**** Entries shown
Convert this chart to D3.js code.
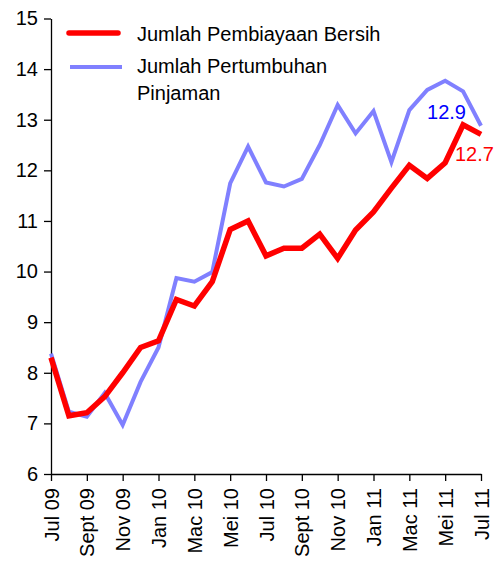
<!DOCTYPE html>
<html>
<head>
<meta charset="utf-8">
<script src="https://cdn.jsdelivr.net/npm/d3@7"></script>
<style>
  body { margin: 0; background: #fff; }
  text { font-family: "Liberation Sans", Arial, sans-serif; }
</style>
</head>
<body>
<div id="chart-area"></div>
<script>
let months = ["Jul 09","Ogos 09","Sept 09","Okt 09","Nov 09","Dis 09","Jan 10","Feb 10","Mac 10","Apr 10","Mei 10","Jun 10",
              "Jul 10","Ogos 10","Sept 10","Okt 10","Nov 10","Dis 10","Jan 11","Feb 11","Mac 11","Apr 11","Mei 11","Jun 11","Jul 11"];
let pembiayaan = [8.3,7.15,7.21,7.53,8.0,8.5,8.63,9.45,9.32,9.8,10.83,11.0,
                  10.31,10.46,10.46,10.74,10.26,10.82,11.18,11.65,12.1,11.84,12.15,12.9,12.71];
let pinjaman = [8.38,7.23,7.13,7.6,6.97,7.82,8.5,9.87,9.8,9.99,11.74,12.47,
                11.76,11.68,11.83,12.5,13.29,12.73,13.17,12.16,13.19,13.59,13.77,13.56,12.88];
let yTicks = [6,7,8,9,10,11,12,13,14,15];
let seriesNames = ["Jumlah Pembiayaan Bersih", "Jumlah Pertumbuhan", "Pinjaman"];

let width = 498;
let height = 564;
let svg = d3.select("#chart-area")
            .append("svg")
            .attr("width", width)
            .attr("height", height);

let x = d3.scalePoint()
          .domain(months)
          .range([51, 481]);

let y = d3.scaleLinear()
          .domain([6, 15])
          .range([474, 18.5]);

// y axis
let yAxis = svg.append("g")
   .attr("transform", "translate(51,0)")
   .call(d3.axisLeft(y).tickValues(yTicks).tickSize(7).tickPadding(6).tickSizeOuter(0));
yAxis.selectAll("text").style("font-size", "20px").attr("fill", "#000");
yAxis.selectAll("line, path").attr("stroke", "#000").attr("stroke-width", 1.3);

// x axis, label every second month
let xAxis = svg.append("g")
   .attr("transform", "translate(0,474)")
   .call(d3.axisBottom(x)
           .tickValues(months.filter(function(d, i){ return i % 2 === 0; }))
           .tickSize(7)
           .tickSizeOuter(0));
xAxis.selectAll("line, path").attr("stroke", "#000").attr("stroke-width", 1.3);
xAxis.selectAll("text")
     .style("font-size", "20px")
     .attr("fill", "#000")
     .attr("transform", "rotate(-90)")
     .attr("x", -14)
     .attr("y", 0)
     .attr("dy", "0.35em")
     .style("text-anchor", "end");

let line = d3.line()
             .x(function(d, i){ return x(months[i]); })
             .y(function(d){ return y(d); });

svg.append("path")
   .datum(pinjaman)
   .attr("fill", "none")
   .attr("stroke", "#8080ff")
   .attr("stroke-width", 4)
   .attr("d", line);

svg.append("path")
   .datum(pembiayaan)
   .attr("fill", "none")
   .attr("stroke", "#ff0000")
   .attr("stroke-width", 5.5)
   .attr("d", line);

// end labels
svg.append("text")
   .attr("x", 466).attr("y", 119)
   .style("text-anchor", "end")
   .style("font-size", "20px")
   .attr("fill", "#0000ff")
   .text(d3.format(".1f")(pinjaman[pinjaman.length - 1]));

svg.append("text")
   .attr("x", 455).attr("y", 161)
   .style("font-size", "20px")
   .attr("fill", "#ff0000")
   .text(d3.format(".1f")(pembiayaan[pembiayaan.length - 1]));

// legend
let legend = svg.append("g");
legend.append("line")
      .attr("x1", 69).attr("x2", 118).attr("y1", 33).attr("y2", 33)
      .attr("stroke", "#ff0000").attr("stroke-width", 5.5).attr("stroke-linecap", "round");
legend.append("line")
      .attr("x1", 70).attr("x2", 122).attr("y1", 67).attr("y2", 67)
      .attr("stroke", "#8080ff").attr("stroke-width", 4);
legend.selectAll(".leg")
      .data(seriesNames)
      .enter()
      .append("text")
      .attr("x", 137)
      .attr("y", function(d, i){ return [40.5, 73, 100][i]; })
      .style("font-size", "20px")
      .attr("fill", "#000")
      .text(function(d){ return d; });
</script>
</body>
</html>
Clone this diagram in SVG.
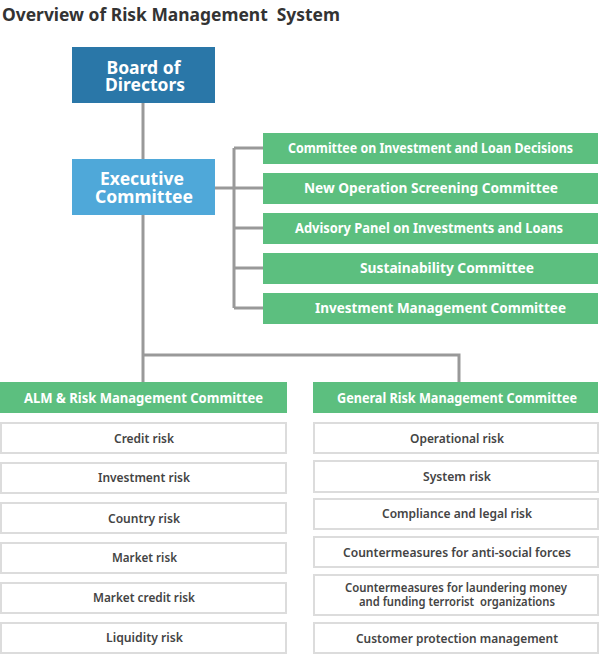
<svg xmlns="http://www.w3.org/2000/svg" width="600" height="654" viewBox="0 0 600 654">
<style>
text{font-family:"Noto Sans","Open Sans","DejaVu Sans",sans-serif;text-anchor:middle}
.title{font-size:18px;font-weight:700;fill:#333;text-anchor:start;white-space:pre}
.top{font-size:17px;font-weight:700;fill:#fff}
.hd{font-size:13.5px;font-weight:700;fill:#fff}
.it{font-size:12.5px;font-weight:600;fill:#444}
.pre{white-space:pre}
.bd{fill:#2a77a8}
.ex{fill:#4fa8d9}
.gr{fill:#5cbf7f}
.bx{fill:#fff;stroke:#dcdcdc;stroke-width:2}
.ln{fill:none;stroke:#999;stroke-width:3}
</style>
<text class="title" x="2" y="21" textLength="338" lengthAdjust="spacingAndGlyphs">Overview of Risk Management  System</text>
<g id="connectors">
<path class="ln" d="M143 102V159M143 215V382M143 355H459V382M215 188H234M234 148V308M234 148H263M234 188H263M234 228H263M234 268H263M234 308H263"/>
</g>
<g id="board"><rect class="bd" x="72" y="47" width="143" height="56"/>
<text class="top" x="143.5" y="74" textLength="74" lengthAdjust="spacingAndGlyphs">Board of</text>
<text class="top" x="145" y="91" textLength="80" lengthAdjust="spacingAndGlyphs">Directors</text></g>
<g id="exec"><rect class="ex" x="72" y="159" width="143" height="56"/>
<text class="top" x="142" y="185" textLength="84" lengthAdjust="spacingAndGlyphs">Executive</text>
<text class="top" x="144" y="203" textLength="98" lengthAdjust="spacingAndGlyphs">Committee</text></g>
<g id="c1"><rect class="gr" x="263" y="133" width="335" height="31"/><text class="hd" x="430.5" y="153" textLength="285" lengthAdjust="spacingAndGlyphs">Committee on Investment and Loan Decisions</text></g>
<g id="c2"><rect class="gr" x="263" y="173" width="335" height="31"/><text class="hd" x="431" y="193" textLength="254" lengthAdjust="spacingAndGlyphs">New Operation Screening Committee</text></g>
<g id="c3"><rect class="gr" x="263" y="213" width="335" height="31"/><text class="hd" x="429" y="233" textLength="268" lengthAdjust="spacingAndGlyphs">Advisory Panel on Investments and Loans</text></g>
<g id="c4"><rect class="gr" x="263" y="253" width="335" height="31"/><text class="hd" x="447" y="273" textLength="174" lengthAdjust="spacingAndGlyphs">Sustainability Committee</text></g>
<g id="c5"><rect class="gr" x="263" y="293" width="335" height="31"/><text class="hd" x="440.5" y="313" textLength="251" lengthAdjust="spacingAndGlyphs">Investment Management Committee</text></g>
<g id="alm"><rect class="gr" x="0" y="382" width="287" height="31"/><text class="hd" x="143.5" y="403" textLength="239" lengthAdjust="spacingAndGlyphs">ALM &amp; Risk Management Committee</text></g>
<g id="grm"><rect class="gr" x="313" y="382" width="285" height="31"/><text class="hd" x="457" y="403" textLength="240" lengthAdjust="spacingAndGlyphs">General Risk Management Committee</text></g>
<g id="l1"><rect class="bx" x="1" y="423" width="285" height="30"/><text class="it" x="144" y="443" textLength="60" lengthAdjust="spacingAndGlyphs">Credit risk</text></g>
<g id="l2"><rect class="bx" x="1" y="463" width="285" height="30"/><text class="it" x="144" y="482" textLength="92" lengthAdjust="spacingAndGlyphs">Investment risk</text></g>
<g id="l3"><rect class="bx" x="1" y="503" width="285" height="30"/><text class="it" x="144" y="523" textLength="72" lengthAdjust="spacingAndGlyphs">Country risk</text></g>
<g id="l4"><rect class="bx" x="1" y="543" width="285" height="30"/><text class="it" x="144.5" y="562" textLength="65" lengthAdjust="spacingAndGlyphs">Market risk</text></g>
<g id="l5"><rect class="bx" x="1" y="583" width="285" height="30"/><text class="it" x="144" y="602" textLength="102" lengthAdjust="spacingAndGlyphs">Market credit risk</text></g>
<g id="l6"><rect class="bx" x="1" y="623" width="285" height="30"/><text class="it" x="144.5" y="642" textLength="77" lengthAdjust="spacingAndGlyphs">Liquidity risk</text></g>
<g id="r1"><rect class="bx" x="314" y="423" width="284" height="30"/><text class="it" x="457" y="443" textLength="94" lengthAdjust="spacingAndGlyphs">Operational risk</text></g>
<g id="r2"><rect class="bx" x="314" y="461" width="284" height="31"/><text class="it" x="457" y="481" textLength="68" lengthAdjust="spacingAndGlyphs">System risk</text></g>
<g id="r3"><rect class="bx" x="314" y="499" width="284" height="30"/><text class="it" x="457" y="518" textLength="150" lengthAdjust="spacingAndGlyphs">Compliance and legal risk</text></g>
<g id="r4"><rect class="bx" x="314" y="537" width="284" height="30"/><text class="it" x="457" y="557" textLength="228" lengthAdjust="spacingAndGlyphs">Countermeasures for anti-social forces</text></g>
<g id="r5"><rect class="bx" x="314" y="575" width="284" height="40"/><text class="it" x="456" y="592" textLength="222" lengthAdjust="spacingAndGlyphs">Countermeasures for laundering money</text><text class="it pre" x="457" y="606" textLength="196" lengthAdjust="spacingAndGlyphs">and funding terrorist  organizations</text></g>
<g id="r6"><rect class="bx" x="314" y="623" width="284" height="30"/><text class="it" x="457" y="643" textLength="202" lengthAdjust="spacingAndGlyphs">Customer protection management</text></g>
</svg>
********
● **What to produce**: Check each line in the listing above for the string "this", then report how many lines contain it, with no other text.

● **Full output**: 2